Moreover, ASIA links data values to shared systems of identifiers, which enables the extraction of additional data from third-party sources and their fusion into the original tabular data. ASIA supports both schema-level and instance-level annotations of a table. The illustration below shows schema-level linking.
Finally, Grafterizer, through the ASIA tool, now enables users to reconcile and extend data in various ways by the use of knowledge graphs (GeoNames, Google GeoTargets, Wikifier) and weather data repositories (ECMWF). More additions and extensions to this feature will be coming in the future!
Managing heterogeneous data using the EW-Shopp toolkit with ArangoDB support
DataGraft's original target has been towards RDF data stored in triple stores using GraphDB. As part of the EW-Shopp toolkit, the services have now been extended to provide transformation and hosting of graph data in the ArangoDB multi-model store.
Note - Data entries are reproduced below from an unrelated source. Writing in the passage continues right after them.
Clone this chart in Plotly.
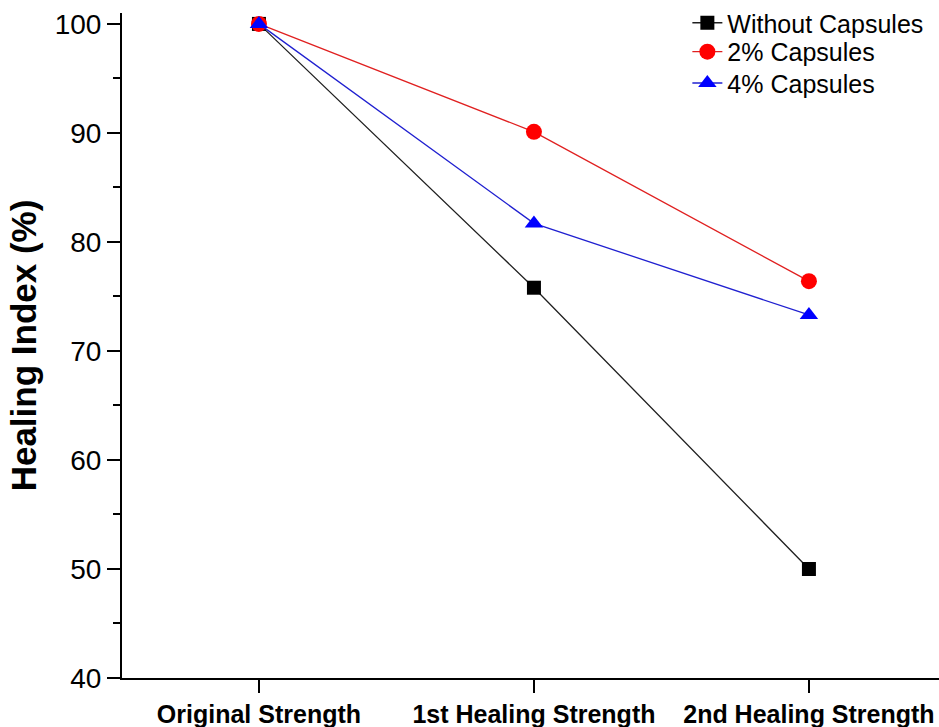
import plotly.graph_objects as go

categories = ["Original Strength", "1st Healing Strength", "2nd Healing Strength"]
x_pos = [0, 1, 2]
without_caps = [100, 75.8, 50.0]
caps_2 = [100, 90.1, 76.4]
caps_4 = [100, 81.7, 73.3]

fig = go.Figure()
fig.add_trace(go.Scatter(x=x_pos, y=without_caps, name="Without Capsules", mode="lines+markers",
                         line=dict(color="#202020", width=1.3), legend="legend",
                         marker=dict(symbol="square", size=14, color="black"), cliponaxis=False))
fig.add_trace(go.Scatter(x=x_pos, y=caps_2, name="2% Capsules", mode="lines+markers",
                         line=dict(color="#E02020", width=1.3), legend="legend2",
                         marker=dict(symbol="circle", size=16, color="#FF0000"), cliponaxis=False))
fig.add_trace(go.Scatter(x=x_pos, y=caps_4, name="4% Capsules", mode="lines+markers",
                         line=dict(color="#2020D0", width=1.3), legend="legend3",
                         marker=dict(symbol="triangle-up", size=16, color="#0000FF"), cliponaxis=False))

leg_common = dict(x=0.692, xanchor="left", yanchor="middle", bgcolor="rgba(0,0,0,0)",
                  font=dict(size=25, family="Liberation Sans, Arial"))
fig.update_layout(
    width=939, height=727,
    margin=dict(l=122, r=0, t=12, b=49),
    plot_bgcolor="white", paper_bgcolor="white",
    font=dict(family="Liberation Sans, Arial", color="black"),
    showlegend=True,
    legend=dict(y=0.985, **leg_common),
    legend2=dict(y=0.940, **leg_common),
    legend3=dict(y=0.893, **leg_common),
)
fig.update_xaxes(
    range=[-0.498, 2.473], tickmode="array", tickvals=x_pos, ticktext=categories,
    showgrid=False, zeroline=False, showline=True, linecolor="black", linewidth=2,
    ticks="outside", ticklen=13, tickwidth=2, tickcolor="black",
    tickfont=dict(size=25, family="Liberation Sans, Arial", weight="bold"),
)
fig.update_yaxes(
    range=[40, 101], tickmode="array", tickvals=[40, 50, 60, 70, 80, 90, 100],
    showgrid=False, zeroline=False, showline=True, linecolor="black", linewidth=2,
    ticks="outside", ticklen=13, tickwidth=2, tickcolor="black",
    tickfont=dict(size=28, family="Liberation Sans, Arial"),
    minor=dict(tickmode="array", tickvals=[45, 55, 65, 75, 85, 95], ticks="outside", ticklen=7, tickwidth=2, tickcolor="black"),
    title=dict(text="Healing Index (%)", standoff=7,
               font=dict(size=35, family="Liberation Sans, Arial", weight="bold")),
)

fig.write_html("out.html", config={"displayModeBar": False},
               post_script="document.body.style.margin='0px';")
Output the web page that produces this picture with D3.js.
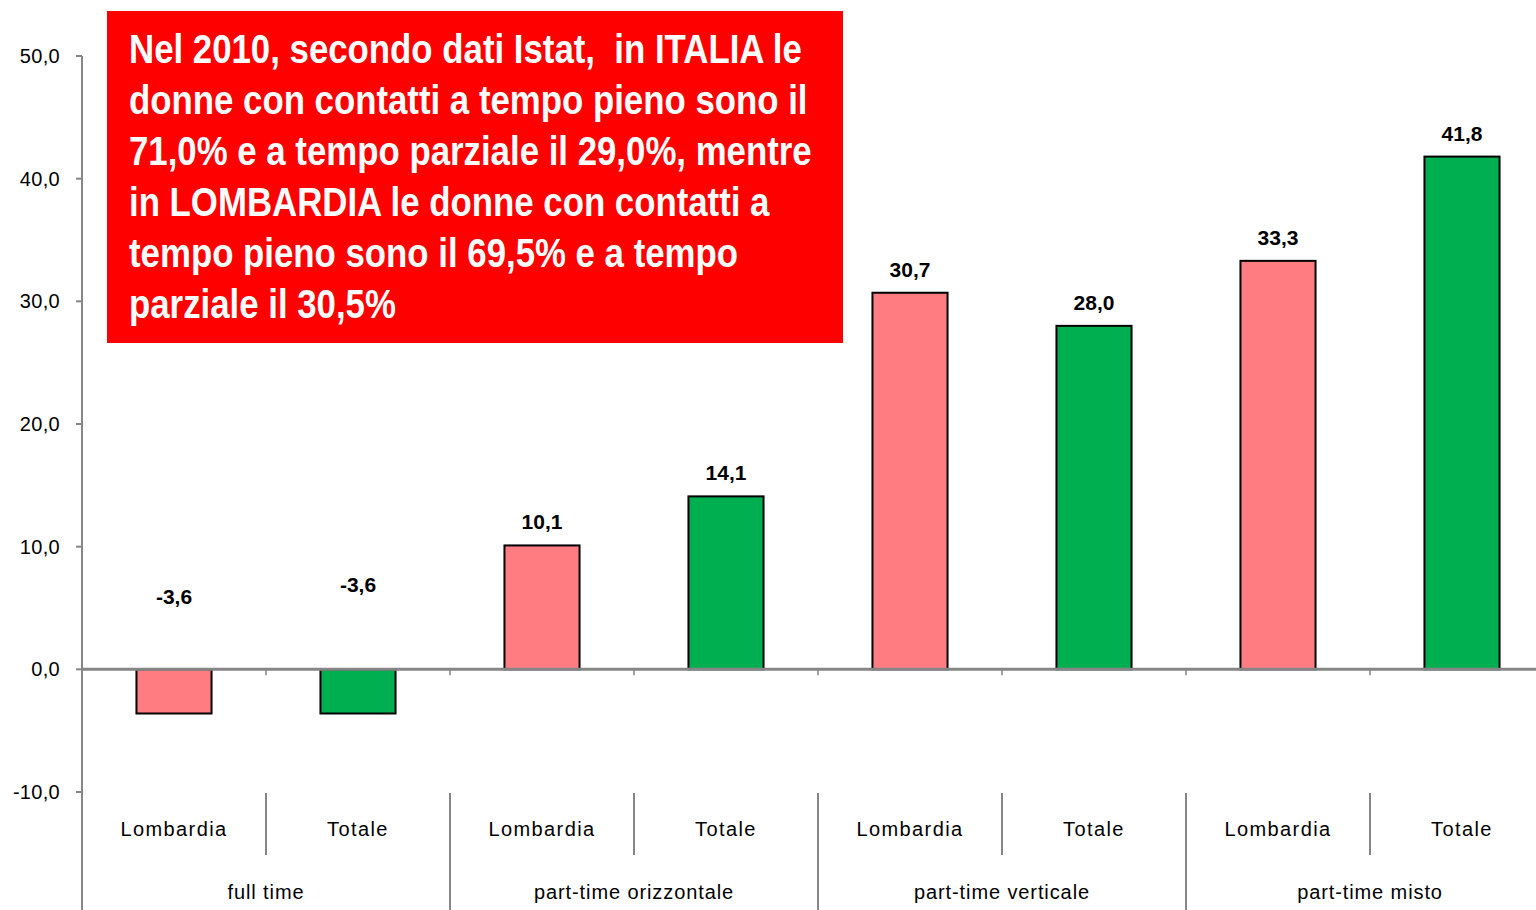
<!DOCTYPE html>
<html>
<head>
<meta charset="utf-8">
<script src="https://cdn.jsdelivr.net/npm/d3@7"></script>
<style>
  body { margin: 0; background: #fff; }
  svg { display: block; font-family: "Liberation Sans", Arial, sans-serif; }
</style>
</head>
<body>
<svg id="chart" width="1536" height="910"></svg>
<script>
// data
var groups = ["full time", "part-time orizzontale", "part-time verticale", "part-time misto"];
var subCats = ["Lombardia", "Totale"];
var values = [-3.6, -3.6, 10.1, 14.1, 30.7, 28.0, 33.3, 41.8];
var yTicks = [-10, 0, 10, 20, 30, 40, 50];
var noteLines = [
  "Nel 2010, secondo dati Istat,  in ITALIA le",
  "donne con contatti a tempo pieno sono il",
  "71,0% e a tempo parziale il 29,0%, mentre",
  "in LOMBARDIA le donne con contatti a",
  "tempo pieno sono il 69,5% e a tempo",
  "parziale il 30,5%"
];

var svg = d3.select("#chart");
var left = 82, step = 184;
var colors = ["#FF7C80", "#00B050"];
var axisColor = "#868686";
var fmt = function(v) { return d3.format(".1f")(v).replace("\u2212", "-").replace(".", ","); };

var x = d3.scaleBand()
    .domain(d3.range(values.length))
    .range([left, left + step * values.length])
    .paddingInner(0.592)
    .paddingOuter(0.296);
var y = d3.scaleLinear().domain([-10, 50]).range([792, 56]);

// y axis
svg.append("line")
    .attr("x1", left).attr("x2", left)
    .attr("y1", y(50)).attr("y2", 910)
    .attr("stroke", axisColor).attr("stroke-width", 2);

svg.selectAll(".ytick")
    .data(yTicks)
  .enter().append("line")
    .attr("x1", left - 6).attr("x2", left)
    .attr("y1", function(d) { return y(d); })
    .attr("y2", function(d) { return y(d); })
    .attr("stroke", axisColor).attr("stroke-width", 2);

svg.selectAll(".ylab")
    .data(yTicks)
  .enter().append("text")
    .attr("x", 60)
    .attr("y", function(d) { return y(d) + 7; })
    .attr("text-anchor", "end")
    .attr("font-size", 20)
    .attr("letter-spacing", 0.3)
    .attr("fill", "#000")
    .text(fmt);

// bars
svg.selectAll(".bar")
    .data(values)
  .enter().append("rect")
    .attr("x", function(d, i) { return x(i); })
    .attr("width", x.bandwidth())
    .attr("y", function(d) { return y(Math.max(d, 0)); })
    .attr("height", function(d) { return Math.abs(y(d) - y(0)); })
    .attr("fill", function(d, i) { return colors[i % 2]; })
    .attr("stroke", "#000").attr("stroke-width", 2);

// zero line + small ticks at band edges
svg.append("line")
    .attr("x1", left).attr("x2", 1536)
    .attr("y1", y(0)).attr("y2", y(0))
    .attr("stroke", axisColor).attr("stroke-width", 3);

svg.selectAll(".xtick")
    .data(d3.range(1, values.length))
  .enter().append("line")
    .attr("x1", function(i) { return left + i * step; })
    .attr("x2", function(i) { return left + i * step; })
    .attr("y1", y(0)).attr("y2", y(0) + 6)
    .attr("stroke", axisColor).attr("stroke-width", 1.5);

// value labels
svg.selectAll(".val")
    .data(values)
  .enter().append("text")
    .attr("x", function(d, i) { return x(i) + x.bandwidth() / 2; })
    .attr("y", function(d, i) {
      if (d < 0) return y(0) - (i === 0 ? 65 : 77);
      return y(d) - 16;
    })
    .attr("text-anchor", "middle")
    .attr("font-size", 21)
    .attr("font-weight", "bold")
    .attr("fill", "#000")
    .text(fmt);

// category separators
svg.selectAll(".sep")
    .data(d3.range(1, values.length))
  .enter().append("line")
    .attr("x1", function(i) { return left + i * step; })
    .attr("x2", function(i) { return left + i * step; })
    .attr("y1", 793)
    .attr("y2", function(i) { return i % 2 === 0 ? 910 : 855; })
    .attr("stroke", axisColor).attr("stroke-width", 2);

svg.selectAll(".sub")
    .data(values)
  .enter().append("text")
    .attr("x", function(d, i) { return x(i) + x.bandwidth() / 2; })
    .attr("y", 836)
    .attr("text-anchor", "middle")
    .attr("font-size", 20)
    .attr("letter-spacing", 1.4)
    .attr("fill", "#000")
    .text(function(d, i) { return subCats[i % 2]; });

svg.selectAll(".grp")
    .data(groups)
  .enter().append("text")
    .attr("x", function(d, i) { return left + (i * 2 + 1) * step; })
    .attr("y", 899)
    .attr("text-anchor", "middle")
    .attr("font-size", 20)
    .attr("letter-spacing", 0.9)
    .attr("fill", "#000")
    .text(function(d) { return d; });

// red note box
svg.append("rect")
    .attr("x", 107).attr("y", 11)
    .attr("width", 736).attr("height", 332)
    .attr("fill", "#FF0000");

var note = svg.append("g")
    .attr("transform", "translate(129,0) scale(0.87,1)");

note.selectAll(".note")
    .data(noteLines)
  .enter().append("text")
    .attr("x", 0)
    .attr("y", function(d, i) { return 63 + i * 51; })
    .attr("font-size", 40)
    .attr("font-weight", "bold")
    .attr("fill", "#fff")
    .style("white-space", "pre")
    .text(function(d) { return d; });
</script>
</body>
</html>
In ArangoDB node data in tabular form and the edge data (graph relationships) can be stored and queried in the same database.
The transformation of data into ArangoDB graph format is different from the standardised triple store due to the data model of the database. Grafterizer is now able to produce transformed collection data (i.e., node and edge collections) in JSON format to ArangoDB that can be downloaded and directly stored. The DataGraft portal can now manage ArangoDB database instances by using administrative credentials to a database. These login credentials and the databases themselves are registered by the user using the ArangoDB Web interface and copied into the DBMS admin page.
Two sets of user credentials are handled: full access and read access (these are automatically generated by DataGraft). Full access to the database (read and write) is only available for the asset owner, while the read-only access can be used for the public ArangoDB databases in DataGraft (i.e., when exposing a database as a public asset on DataGraft). Using the DataGraft asset creation and editing features, users are now able to directly upload JSON collections (either ones produced by Grafterizer, or others) to their managed ArangoDB instances, as well as provide metadata, descriptions and others.